The committee also heard that just over €90,000 was spent by UL on engraved Cross pens, Bulova watches and silver medallions from a shop linked to a member of the university’s governing authority.

The payments, reported in an RTÉ Investigates programme last month, were issued by the university’s head of human resources, Tommy Foy, to Tadgh Kearney’s Jewellers on Thomas Street in Limerick city. Mr Kearney is a member of the university’s governing authority.

In response to questions from committee members, UL’s recently-appointed president, Prof Des Fitzgerald, said there were conflict of interest issues which will be examined when an internal audit and external investigation are completed.

Sanctions

When asked if any sanctions would follow for individuals, he said he would take the “appropriate steps” when full information is available following both investigations.

Prof Fitzgerald also apologised to the committee for incomplete information that has been provided over severance payments.

He said the record had been corrected and he pledged to deal comprehensively with all allegations of misconduct facing the university.

DIT was also also accused of misleading the committee in its explanations over losses of more than euro700,000 relating to an academic journal supplier which went bankrupt.

Catherine Murphy TD said she felt she had been “misled” by DIT president Prof Brian Norton at a meeting last April, in response to questions over the renewal of a contract for the journal supplier.

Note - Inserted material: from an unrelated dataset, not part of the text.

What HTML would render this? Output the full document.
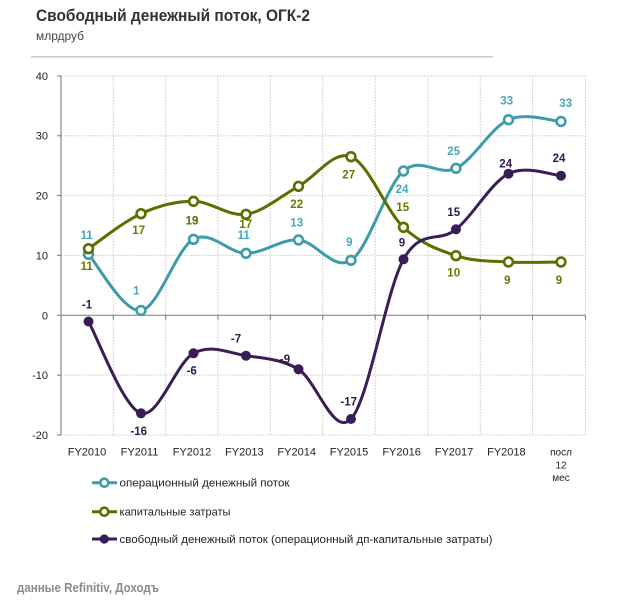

She said she had been provided with reassurances around the manner in which the contract had been renewed.

However, Deputy Murphy said a highly critical consultant’s report into the matter - which had not been passed on to the committee - subsequently revealed a series of management failures surrounding the contract renewal.

This report, completed in 2015, was finally made available to committee at the end of May after the DIT’s governing body directed its president to do so.

“It would have seemed self-evident that you would have sent in this independent report,” she said.

In response, Mr Norton expressed his regret that the Ernst & Young report had not been provided.

However, he said a management review had been send to the committee last year, outlining key findings and recommendations on foot of the report.

On the allegation of providing misleading information, Prof Norton said he had misunderstood Deputy Murphy’s question at a meeting last April and never meant to claim the systems in place at the time of the contract renewal were appropriate.

However, he said a series of steps have since been taken to ensure there are greater checks and balance over spending and procurement

Senior officials at UCC also insisted that they had not misled the committee over the college’s acquisiton of the Irish Management Institute.

The college has faced allegations that it withheld key details around the transaction from the committee at a sitting earlier this year.

However, university president Patrick O’Shea – who took over last February – said “no taxpayer or exchequer funds” of any kind were used by the university to acquire the IMI.

In documents provided to the committee, UCC said it paid €20 million for IMI’s Sandyford campus through borrowing and no public monies was involved.

The university also agreed to invest €2.5 million in the campus following the acquisition to refurbish and upgrade facilities.

“I wish to reassure you that UCC had not misled the committee regarding the acquisition,” Mr O’Shea said.

However, members of the committee said the university’s earlier claim to have paid “nothing” for the IMI did not stand up to scrutiny.

Split hairs

Mr Fleming said the college had tried to split hairs by previously claiming it acquired the IMI business for nothing, yet the campus had cost €20 million.

Mr Fleming expressed frustration that it had taken a second meeting to get a “better understanding” of the purchase.

Sinn Féin TD David Culinane also said the purchase was a more elaborate transaction aimed at allowing the IMI to pay off liabilities relating to pensions and bank loans.

An official from UCC said the college had been clear in documentation supplied to the committee that the IMI had used some of the €20 million it received to discharge these liabilities.

Patrick O’Shea said he had worked in various US-based universities which operated to the highest standards of governance. UCC also operated to these standards, he said.

“The acquisition was fully compliant with those standards and fully compliant with the governance framework within the university operates and specifically with the power of the university under the Universities Act, 1997,” he said.

“The acquisition by UCC was fully disclosed to the Higher Education Authority in advance of the transaction close.”